Generalmusikdirektor Dirk Kaftan findet mit dem Beethoven Orchester einen kontrastreichen Strauss-Klang, der auf die expressionistischen Elemente der Partitur reflektiert, lässt aber gerade die Cello- und Violinsoli in voller Wärme erklingen und fügt die Kanten gerade zum letzten Drittel hin zu einem wuchtigen Gesamtbild zusammen.
Reihenfolge auf den Kopf gestellt
Richard-Strauss-Verehrer und Fans der Werktreue mussten bei diesem Abend also ganz stark sein, denn Regisseur Peter Konwitschny hat nicht nur gekürzt und die Figuren umgedeutet, sondern auch Szenenfolgen geändert, die Arie des Barak zerschlagen, Gesprochenes hinzugefügt. Die Märchenwelt ist entzaubert, die menschliche Gegenwart zeigt sich als bizarre Version ihrer selbst. In sich sind die Weiterentwicklung des Stücks und die Figurenführung sehr schlüssig, auch musikalisch funktioniert die Fortschreibung.
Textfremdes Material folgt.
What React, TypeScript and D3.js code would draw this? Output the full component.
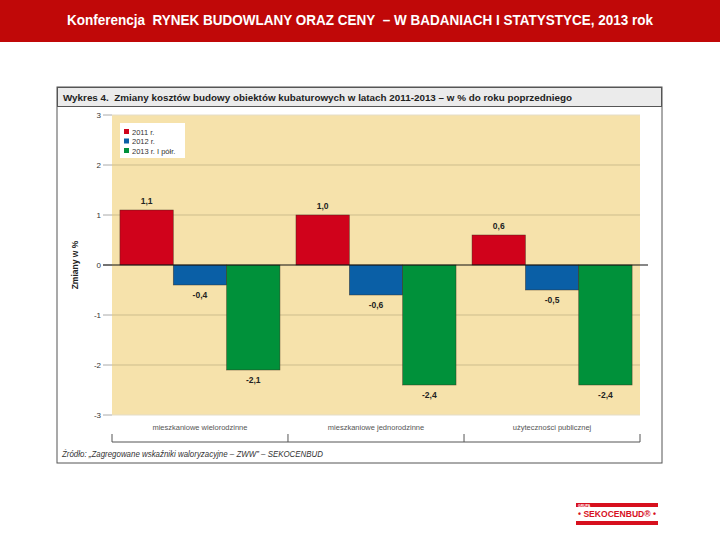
import React from "react";
import * as d3 from "d3";

const categories = ["mieszkaniowe wielorodzinne", "mieszkaniowe jednorodzinne", "użyteczności publicznej"];
const seriesNames = ["2011 r.", "2012 r.", "2013 r. I półr."];
const values2011 = [1.1, 1.0, 0.6];
const values2012 = [-0.4, -0.6, -0.5];
const values2013 = [-2.1, -2.4, -2.4];
const yTicks = [3, 2, 1, 0, -1, -2, -3];
const seriesColors = ["#d0021b", "#0a5fa6", "#00913a"];

const W = 720;
const H = 540;
const fmt = (v: number) => v.toFixed(1).replace(".", ",");

export default function App() {
  const series = [values2011, values2012, values2013];
  const plotL = 112, plotR = 640, plotT = 115, plotB = 415;
  const y = d3.scaleLinear().domain([-3, 3]).range([plotB, plotT]);
  const x0 = d3.scaleBand<string>().domain(categories).range([plotL, plotR]).paddingInner(0.091).paddingOuter(0.045);
  const x1 = d3.scaleBand<number>().domain([0, 1, 2]).range([0, x0.bandwidth()]);
  const bracketY = 442;
  const bounds = [plotL, ...categories.slice(1).map((c) => (x0(c) as number) - (x0.step() - x0.bandwidth()) / 2), plotR];
  const font = "'Liberation Sans', Arial, sans-serif";

  return (
    <svg width={W} height={H} style={{ position: "absolute", left: 0, top: 0, background: "#fff" }} fontFamily={font}>
      <rect x={0} y={0} width={W} height={42} fill="#c00808" />
      <text x={360} y={25} textAnchor="middle" fill="#fff" fontWeight="bold" fontSize={14}
        fontFamily="'Liberation Sans Narrow', 'Liberation Sans', Arial, sans-serif"
        textLength={586} lengthAdjust="spacingAndGlyphs">
        {"Konferencja\u00a0\u00a0RYNEK BUDOWLANY ORAZ CENY\u00a0\u00a0– W BADANIACH I STATYSTYCE, 2013 rok"}
      </text>

      {/* chart frame */}
      <rect x={57} y={87} width={605} height={376} fill="#fff" stroke="#555" strokeWidth={1} />
      <rect x={57.5} y={87.5} width={604} height={19} fill="#ebebeb" stroke="#555" strokeWidth={1} />
      <text x={63} y={101} fontSize={9.5} fontWeight="bold" fill="#222" textLength={509} lengthAdjust="spacingAndGlyphs">
        {"Wykres 4.\u00a0\u00a0Zmiany kosztów budowy obiektów kubaturowych w latach 2011-2013 – w % do roku poprzedniego"}
      </text>

      <rect x={plotL} y={plotT} width={plotR - plotL} height={plotB - plotT} fill="#f6e2ab" />

      {yTicks.map((t) => (
        <g key={t}>
          {t !== 0 && (
            <line x1={plotL} x2={plotR} y1={y(t)} y2={y(t)} stroke={t === 3 || t === -3 ? "#e4ddc8" : "#cdbd8c"} strokeWidth={1} />
          )}
          <line x1={103} x2={plotL} y1={y(t)} y2={y(t)} stroke="#aaa" strokeWidth={1} />
          <text x={101} y={y(t) + 3} textAnchor="end" fontSize={8} fill="#333">{t}</text>
        </g>
      ))}

      <text transform={`translate(78,${y(0)}) rotate(-90)`} textAnchor="middle" fontSize={8.5} fontWeight="bold" fill="#222">
        Zmiany w %
      </text>

      {categories.map((c, ci) => (
        <g key={c} transform={`translate(${x0(c)},0)`}>
          {series.map((vals, si) => {
            const v = vals[ci];
            const bx = x1(si) as number;
            const top = y(Math.max(0, v));
            const bot = y(Math.min(0, v));
            return (
              <g key={si}>
                <rect x={bx} y={top} width={x1.bandwidth()} height={bot - top} fill={seriesColors[si]} stroke="#3a2a1a" strokeWidth={0.6} strokeOpacity={0.7} />
                <text x={bx + x1.bandwidth() / 2} y={v >= 0 ? top - 6 : bot + 13} textAnchor="middle" fontSize={8.5} fontWeight="bold" fill="#222">
                  {fmt(v)}
                </text>
              </g>
            );
          })}
          <text x={x0.bandwidth() / 2} y={430} textAnchor="middle" fontSize={7.5} fill="#555">{c}</text>
        </g>
      ))}

      <line x1={103} x2={648} y1={y(0)} y2={y(0)} stroke="#111" strokeWidth={1.2} />

      <line x1={plotL} x2={plotR} y1={bracketY} y2={bracketY} stroke="#555" strokeWidth={1} />
      {bounds.map((b, i) => (
        <line key={i} x1={b} x2={b} y1={bracketY - 8} y2={bracketY} stroke="#555" strokeWidth={1} />
      ))}

      {/* legend */}
      <rect x={120} y={123} width={65} height={35} fill="#fff" />
      {seriesNames.map((s, i) => (
        <g key={s}>
          <rect x={124} y={129 + i * 9.5} width={5} height={5} fill={seriesColors[i]} />
          <text x={132} y={134.5 + i * 9.5} fontSize={7.5} fill="#333">{s}</text>
        </g>
      ))}

      <text x={62} y={457} fontSize={8.5} fontStyle="italic" fill="#333" textLength={261} lengthAdjust="spacingAndGlyphs">
        Źródło: „Zagregowane wskaźniki waloryzacyjne – ZWW” – SEKOCENBUD
      </text>

      {/* logo */}
      <rect x={576} y={503} width={82} height={4} fill="#d7101e" />
      <text x={578} y={506.5} fontSize={3.5} fill="#fff" fontWeight="bold">GRUPA</text>
      <text x={617} y={517} textAnchor="middle" fontSize={8.5} fontWeight="bold" fill="#d7101e" textLength={78} lengthAdjust="spacingAndGlyphs">
        • SEKOCENBUD® •
      </text>
      <rect x={576} y={521} width={82} height={4} fill="#d7101e" />
    </svg>
  );
}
Der Buh-Sturm am Ende und die schon nach der Pause gelichteten Reihen verrieten, dass es manchem weiterhin grundsätzlich ein Graus ist, wenn das Regietheater das Liebgewonnene mit eigenen Ideen überschreibt, verändert, anpasst, in Teilen niederreißt. Genau dafür aber steht Peter Konwitschny mit seinem Lebenswerk, und es wäre geradezu eine schlechte Konwitschny-Produktion, wenn niemand empört wäre - auch wenn seine Theatermittel sämtlich erprobt und bekannt sind.
Neues Ende
Am Ende, das nicht das traditionelle Ende ist, sondern eine Szene aus dem zweiten Akt, zeigt sich: Die kinderlose Single-Frau ist eine Leidende und bekommt auch heute noch den Katzentisch der Gesellschaft oder wird einfach weggeballert, während die Männer an der großen Tafel selbstherrlich konsumieren und dann fröhlich von dannen ziehen, auch wenn sie nicht mal auf eigenen Beinen stehen können.
Insofern bleibt alles beim Alten – und das ist es, was die Buhs verdient hätte. Außerhalb des Theaters.
160 Minuten (inkl. Pause), wieder am 29.11., 19.12. und 16.1., jeweils 19.30 Uhr, sowie am 28.12., 4. und 11.1., jeweils 18 Uhr.